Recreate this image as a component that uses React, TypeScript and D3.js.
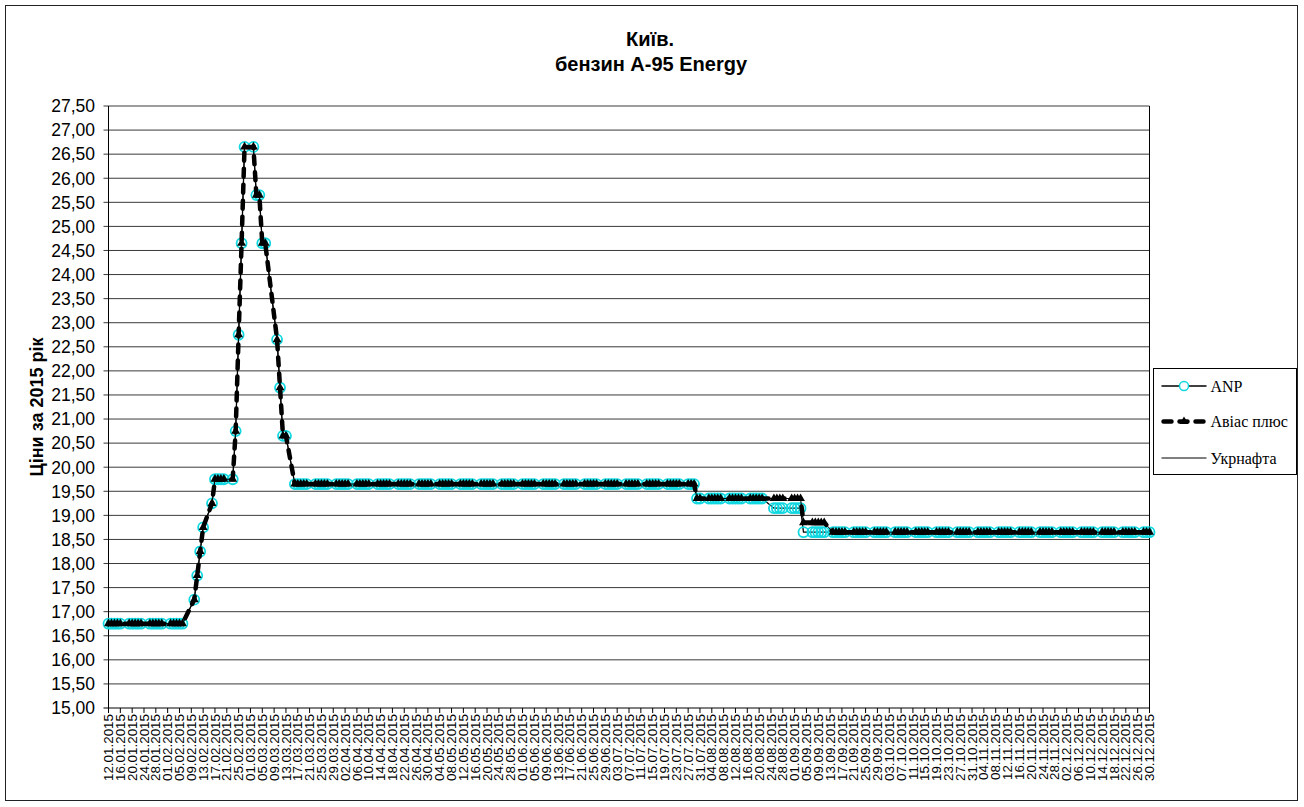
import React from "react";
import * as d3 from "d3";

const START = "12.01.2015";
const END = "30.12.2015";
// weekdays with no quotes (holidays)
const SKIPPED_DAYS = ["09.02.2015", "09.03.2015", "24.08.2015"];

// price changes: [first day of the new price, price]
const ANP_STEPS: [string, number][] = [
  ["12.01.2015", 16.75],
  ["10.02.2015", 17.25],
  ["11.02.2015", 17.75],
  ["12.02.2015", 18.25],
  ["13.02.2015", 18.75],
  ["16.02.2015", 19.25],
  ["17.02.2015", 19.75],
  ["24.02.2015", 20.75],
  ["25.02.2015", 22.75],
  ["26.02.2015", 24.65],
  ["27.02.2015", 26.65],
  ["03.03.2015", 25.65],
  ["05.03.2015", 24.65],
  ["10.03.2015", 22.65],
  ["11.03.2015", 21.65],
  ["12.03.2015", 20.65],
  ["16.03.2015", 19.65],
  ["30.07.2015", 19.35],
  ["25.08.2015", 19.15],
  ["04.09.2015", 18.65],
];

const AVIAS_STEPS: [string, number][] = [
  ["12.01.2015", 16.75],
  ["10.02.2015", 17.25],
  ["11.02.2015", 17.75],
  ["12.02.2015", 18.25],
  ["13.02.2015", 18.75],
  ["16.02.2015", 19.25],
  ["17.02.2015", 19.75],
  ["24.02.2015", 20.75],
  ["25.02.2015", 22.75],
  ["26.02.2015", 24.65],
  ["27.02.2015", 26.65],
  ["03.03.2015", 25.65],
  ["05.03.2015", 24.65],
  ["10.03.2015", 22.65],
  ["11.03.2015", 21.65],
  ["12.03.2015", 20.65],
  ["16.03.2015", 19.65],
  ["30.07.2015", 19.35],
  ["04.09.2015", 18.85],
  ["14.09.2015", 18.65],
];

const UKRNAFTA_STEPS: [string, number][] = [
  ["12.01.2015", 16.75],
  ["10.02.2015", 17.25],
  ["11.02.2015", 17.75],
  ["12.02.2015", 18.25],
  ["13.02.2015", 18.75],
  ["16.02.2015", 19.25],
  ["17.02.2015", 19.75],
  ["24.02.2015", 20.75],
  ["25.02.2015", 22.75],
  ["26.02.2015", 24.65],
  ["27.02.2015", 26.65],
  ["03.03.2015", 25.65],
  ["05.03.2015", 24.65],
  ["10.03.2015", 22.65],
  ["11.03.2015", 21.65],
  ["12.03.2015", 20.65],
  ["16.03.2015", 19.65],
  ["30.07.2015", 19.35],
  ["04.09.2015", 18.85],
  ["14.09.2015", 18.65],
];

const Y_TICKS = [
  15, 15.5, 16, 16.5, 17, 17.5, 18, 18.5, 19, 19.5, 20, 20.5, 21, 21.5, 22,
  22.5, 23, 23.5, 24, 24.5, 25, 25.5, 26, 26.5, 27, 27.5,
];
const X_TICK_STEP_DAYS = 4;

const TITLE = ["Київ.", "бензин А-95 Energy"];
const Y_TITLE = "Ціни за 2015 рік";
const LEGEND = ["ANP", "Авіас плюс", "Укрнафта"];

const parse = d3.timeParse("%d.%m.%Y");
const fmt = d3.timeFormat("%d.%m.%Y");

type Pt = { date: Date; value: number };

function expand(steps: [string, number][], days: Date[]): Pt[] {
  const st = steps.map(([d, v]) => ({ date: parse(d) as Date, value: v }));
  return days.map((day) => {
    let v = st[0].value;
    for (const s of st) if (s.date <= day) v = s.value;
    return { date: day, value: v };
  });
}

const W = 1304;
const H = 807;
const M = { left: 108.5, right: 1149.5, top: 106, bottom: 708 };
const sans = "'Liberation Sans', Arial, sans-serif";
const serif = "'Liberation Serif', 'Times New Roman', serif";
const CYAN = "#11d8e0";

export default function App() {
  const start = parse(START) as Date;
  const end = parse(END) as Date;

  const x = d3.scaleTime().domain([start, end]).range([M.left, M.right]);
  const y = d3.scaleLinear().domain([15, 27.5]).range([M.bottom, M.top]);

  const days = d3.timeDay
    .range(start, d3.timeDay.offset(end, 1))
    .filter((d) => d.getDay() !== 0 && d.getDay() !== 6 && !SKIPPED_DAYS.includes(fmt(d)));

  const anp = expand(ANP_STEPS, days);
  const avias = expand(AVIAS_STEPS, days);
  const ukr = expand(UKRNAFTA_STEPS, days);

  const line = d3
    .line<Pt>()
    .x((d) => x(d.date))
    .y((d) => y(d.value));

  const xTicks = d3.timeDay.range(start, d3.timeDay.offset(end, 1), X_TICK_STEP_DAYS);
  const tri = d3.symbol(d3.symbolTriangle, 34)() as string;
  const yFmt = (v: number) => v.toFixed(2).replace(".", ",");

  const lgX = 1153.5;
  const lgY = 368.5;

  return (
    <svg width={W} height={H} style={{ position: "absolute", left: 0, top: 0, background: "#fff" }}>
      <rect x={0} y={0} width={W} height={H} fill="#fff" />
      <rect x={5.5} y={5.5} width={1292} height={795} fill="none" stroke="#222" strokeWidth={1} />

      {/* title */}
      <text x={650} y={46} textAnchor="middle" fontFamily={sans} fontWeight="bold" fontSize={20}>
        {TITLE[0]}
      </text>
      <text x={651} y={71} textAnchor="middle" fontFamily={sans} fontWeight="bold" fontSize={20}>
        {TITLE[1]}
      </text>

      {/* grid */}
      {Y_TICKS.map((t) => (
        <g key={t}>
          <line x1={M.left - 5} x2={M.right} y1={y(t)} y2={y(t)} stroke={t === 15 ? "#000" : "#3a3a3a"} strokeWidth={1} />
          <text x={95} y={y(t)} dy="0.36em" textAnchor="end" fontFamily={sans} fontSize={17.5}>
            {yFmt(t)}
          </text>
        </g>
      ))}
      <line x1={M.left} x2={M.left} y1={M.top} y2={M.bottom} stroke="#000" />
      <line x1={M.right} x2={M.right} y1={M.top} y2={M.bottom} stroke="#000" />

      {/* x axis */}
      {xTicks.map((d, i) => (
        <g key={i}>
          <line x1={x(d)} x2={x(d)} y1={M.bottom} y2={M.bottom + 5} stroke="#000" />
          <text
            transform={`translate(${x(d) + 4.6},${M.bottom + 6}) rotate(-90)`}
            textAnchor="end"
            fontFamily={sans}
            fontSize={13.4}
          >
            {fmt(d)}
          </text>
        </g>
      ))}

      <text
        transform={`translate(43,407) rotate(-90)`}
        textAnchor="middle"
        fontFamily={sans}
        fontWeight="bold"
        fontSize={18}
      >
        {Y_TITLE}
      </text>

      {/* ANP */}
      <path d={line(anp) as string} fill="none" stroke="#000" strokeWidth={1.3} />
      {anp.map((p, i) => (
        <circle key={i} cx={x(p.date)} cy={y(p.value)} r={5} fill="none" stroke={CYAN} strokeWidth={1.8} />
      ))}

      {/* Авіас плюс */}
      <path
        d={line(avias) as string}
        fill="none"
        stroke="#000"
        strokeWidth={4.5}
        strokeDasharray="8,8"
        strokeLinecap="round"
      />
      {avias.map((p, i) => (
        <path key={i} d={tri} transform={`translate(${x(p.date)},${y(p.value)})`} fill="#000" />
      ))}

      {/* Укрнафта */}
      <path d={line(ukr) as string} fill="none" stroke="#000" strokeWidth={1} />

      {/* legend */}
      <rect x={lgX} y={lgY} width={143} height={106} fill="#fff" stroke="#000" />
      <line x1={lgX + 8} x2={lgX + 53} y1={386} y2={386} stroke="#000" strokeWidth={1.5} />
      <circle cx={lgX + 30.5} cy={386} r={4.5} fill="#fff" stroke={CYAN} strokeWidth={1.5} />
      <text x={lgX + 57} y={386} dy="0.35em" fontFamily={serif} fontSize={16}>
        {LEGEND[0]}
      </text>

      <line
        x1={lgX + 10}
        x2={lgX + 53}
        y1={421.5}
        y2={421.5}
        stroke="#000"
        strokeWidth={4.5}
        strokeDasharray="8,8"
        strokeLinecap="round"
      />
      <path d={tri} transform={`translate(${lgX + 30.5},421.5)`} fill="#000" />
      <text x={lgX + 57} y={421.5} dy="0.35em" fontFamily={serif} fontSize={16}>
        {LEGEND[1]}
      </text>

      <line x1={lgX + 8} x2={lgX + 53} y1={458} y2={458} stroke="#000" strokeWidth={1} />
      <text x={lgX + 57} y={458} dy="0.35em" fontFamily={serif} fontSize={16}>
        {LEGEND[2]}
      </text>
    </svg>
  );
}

^^^^^^^^^^^^^^^^

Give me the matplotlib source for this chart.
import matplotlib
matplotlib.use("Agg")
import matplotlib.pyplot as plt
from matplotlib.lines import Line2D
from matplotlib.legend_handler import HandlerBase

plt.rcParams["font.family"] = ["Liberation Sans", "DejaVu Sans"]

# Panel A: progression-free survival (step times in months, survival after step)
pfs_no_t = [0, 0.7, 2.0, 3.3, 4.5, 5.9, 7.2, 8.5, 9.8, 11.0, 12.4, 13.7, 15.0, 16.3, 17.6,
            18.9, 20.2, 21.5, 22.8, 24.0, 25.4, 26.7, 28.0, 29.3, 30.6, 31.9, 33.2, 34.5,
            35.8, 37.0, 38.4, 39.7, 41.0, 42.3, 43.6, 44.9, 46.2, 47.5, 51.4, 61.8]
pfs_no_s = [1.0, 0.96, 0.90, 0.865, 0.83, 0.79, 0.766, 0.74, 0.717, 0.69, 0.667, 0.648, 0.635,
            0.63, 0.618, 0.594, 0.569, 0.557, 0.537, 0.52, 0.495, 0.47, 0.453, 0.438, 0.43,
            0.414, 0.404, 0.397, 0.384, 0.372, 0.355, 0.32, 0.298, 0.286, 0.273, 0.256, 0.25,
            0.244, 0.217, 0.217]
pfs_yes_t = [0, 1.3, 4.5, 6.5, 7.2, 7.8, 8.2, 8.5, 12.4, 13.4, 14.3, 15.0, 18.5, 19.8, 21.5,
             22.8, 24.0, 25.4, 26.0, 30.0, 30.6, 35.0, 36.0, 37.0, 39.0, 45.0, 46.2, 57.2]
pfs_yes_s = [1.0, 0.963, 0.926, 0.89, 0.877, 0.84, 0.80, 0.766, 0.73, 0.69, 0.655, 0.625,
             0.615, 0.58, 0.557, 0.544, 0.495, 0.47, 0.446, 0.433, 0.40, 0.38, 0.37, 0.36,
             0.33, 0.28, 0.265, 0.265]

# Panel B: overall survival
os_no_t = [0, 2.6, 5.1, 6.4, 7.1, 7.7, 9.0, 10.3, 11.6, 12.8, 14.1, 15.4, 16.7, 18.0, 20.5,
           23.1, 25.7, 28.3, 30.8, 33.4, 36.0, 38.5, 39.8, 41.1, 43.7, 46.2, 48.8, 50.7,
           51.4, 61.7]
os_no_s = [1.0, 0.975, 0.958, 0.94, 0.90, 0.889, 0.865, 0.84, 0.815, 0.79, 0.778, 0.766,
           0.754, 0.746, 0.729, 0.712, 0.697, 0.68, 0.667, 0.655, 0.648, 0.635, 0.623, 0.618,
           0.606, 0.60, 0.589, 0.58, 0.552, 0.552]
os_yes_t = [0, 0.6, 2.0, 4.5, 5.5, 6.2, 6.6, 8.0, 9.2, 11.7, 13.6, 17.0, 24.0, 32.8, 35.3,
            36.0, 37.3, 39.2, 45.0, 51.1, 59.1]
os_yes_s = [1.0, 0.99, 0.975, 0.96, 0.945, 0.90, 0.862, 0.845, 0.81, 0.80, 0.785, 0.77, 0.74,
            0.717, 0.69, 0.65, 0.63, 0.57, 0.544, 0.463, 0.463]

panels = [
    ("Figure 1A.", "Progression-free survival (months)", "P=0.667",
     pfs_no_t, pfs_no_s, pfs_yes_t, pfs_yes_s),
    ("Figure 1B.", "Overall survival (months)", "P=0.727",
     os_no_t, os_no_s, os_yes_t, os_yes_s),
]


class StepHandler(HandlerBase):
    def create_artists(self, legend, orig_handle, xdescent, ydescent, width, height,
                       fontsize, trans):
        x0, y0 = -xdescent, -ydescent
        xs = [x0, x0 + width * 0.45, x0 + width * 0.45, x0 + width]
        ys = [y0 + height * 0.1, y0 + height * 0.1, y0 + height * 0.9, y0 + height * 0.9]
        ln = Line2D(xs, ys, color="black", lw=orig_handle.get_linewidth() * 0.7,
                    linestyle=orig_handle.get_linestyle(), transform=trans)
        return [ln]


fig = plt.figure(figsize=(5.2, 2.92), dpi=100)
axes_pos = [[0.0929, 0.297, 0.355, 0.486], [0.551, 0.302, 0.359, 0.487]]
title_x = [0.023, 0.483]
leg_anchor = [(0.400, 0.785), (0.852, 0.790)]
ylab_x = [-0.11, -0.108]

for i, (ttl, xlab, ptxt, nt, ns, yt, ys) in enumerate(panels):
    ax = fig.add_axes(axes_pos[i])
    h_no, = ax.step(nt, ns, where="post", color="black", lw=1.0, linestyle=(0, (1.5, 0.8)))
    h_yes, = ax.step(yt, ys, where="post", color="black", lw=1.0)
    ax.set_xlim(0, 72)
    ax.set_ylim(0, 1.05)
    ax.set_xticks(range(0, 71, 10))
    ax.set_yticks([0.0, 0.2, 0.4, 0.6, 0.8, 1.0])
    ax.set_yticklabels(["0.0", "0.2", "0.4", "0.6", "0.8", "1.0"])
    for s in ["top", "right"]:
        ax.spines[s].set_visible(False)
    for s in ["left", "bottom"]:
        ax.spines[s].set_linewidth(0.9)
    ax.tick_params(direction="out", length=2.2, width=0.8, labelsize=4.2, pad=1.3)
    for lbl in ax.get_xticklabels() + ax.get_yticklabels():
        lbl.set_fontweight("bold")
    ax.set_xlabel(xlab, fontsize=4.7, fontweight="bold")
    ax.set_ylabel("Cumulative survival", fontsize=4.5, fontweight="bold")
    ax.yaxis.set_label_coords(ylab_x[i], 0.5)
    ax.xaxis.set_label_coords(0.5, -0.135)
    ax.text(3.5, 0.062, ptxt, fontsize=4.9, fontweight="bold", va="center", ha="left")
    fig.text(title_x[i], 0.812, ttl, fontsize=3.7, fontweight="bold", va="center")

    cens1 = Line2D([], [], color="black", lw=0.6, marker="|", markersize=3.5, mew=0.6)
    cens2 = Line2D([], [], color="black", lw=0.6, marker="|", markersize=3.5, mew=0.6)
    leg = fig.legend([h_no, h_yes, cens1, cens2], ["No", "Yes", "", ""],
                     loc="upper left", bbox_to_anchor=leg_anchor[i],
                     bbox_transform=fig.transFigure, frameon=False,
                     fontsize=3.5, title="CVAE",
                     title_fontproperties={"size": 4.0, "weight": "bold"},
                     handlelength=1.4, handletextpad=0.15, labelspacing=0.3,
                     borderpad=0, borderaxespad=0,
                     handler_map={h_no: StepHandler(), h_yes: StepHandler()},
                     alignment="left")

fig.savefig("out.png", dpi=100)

^^^^^^^^^^^^^^^^

(Exercise instructions)
From the entries above, collect every line with the string "React" in it.

(Response below)
Recreate this image as a component that uses React, TypeScript and D3.js.
import React from "react";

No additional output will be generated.